También sus colegas en Una película de policías enfrentan decisiones graves con una pistola al cinto y conflictos personales en la cabeza. En un maridaje insólito de documental, testimonio, happening video-teatral y ficción policíaca, el tercer largometraje de Ruizpalacios, ganador del Oso de Plata en Berlín y seis premios Ariel, nos presenta al matrimonio de Teresa (Mónica del Carmen) y Montoya (Raúl Briones), la ‘patrulla del amor’ del cuerpo de oficiales que patrullan la Ciudad de México mientras intentan cumplir un reto doble: no llevar los problemas maritales al trabajo ni los policiales al hogar. Aunque vista con distancia, el impredecible ejercicio de Ruizpalacios se basa en diluir las fronteras entre representación y testimonio, los dispositivos formales que utiliza nos indican, poco a poco, que lo que busca es revelar la brecha evidente entre ser policía o actuar como uno, aunque tampoco oculta los paralelismos entre la vocación actoral y la policiaca: un oficial de la ley, de alguna forma, es un intérprete que encarna su propio arquetipo. El genio de Una película de policías está en revelar que del espectador podría decirse lo mismo.

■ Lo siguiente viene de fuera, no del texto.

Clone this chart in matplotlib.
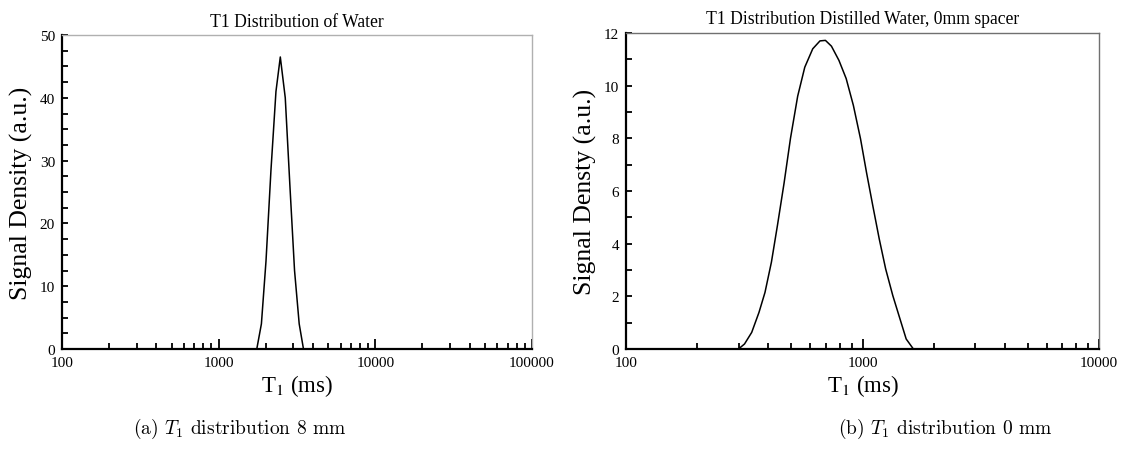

En La cocina (2024) hay un doble, afortunado movimiento para el mexicano. Ruizpalacios expande su universo autoral a una dimensión mayor al tiempo que regresa a su semilla teatral y al entorno natal de Café paraíso: una cocina de alto nivel en blanco y negro, en Nueva York, en la cual trabajadores indocumentados subsisten en un limbo legal y vital que semeja una olla de presión. La tercera aparición de Briones como el cocinero Pedro encadena estos tres ensayos del cineasta sobre los trabajos de primera línea o cuello azul, la evaporación del derecho laboral y los sinsabores y paradojas de la búsqueda de libertad.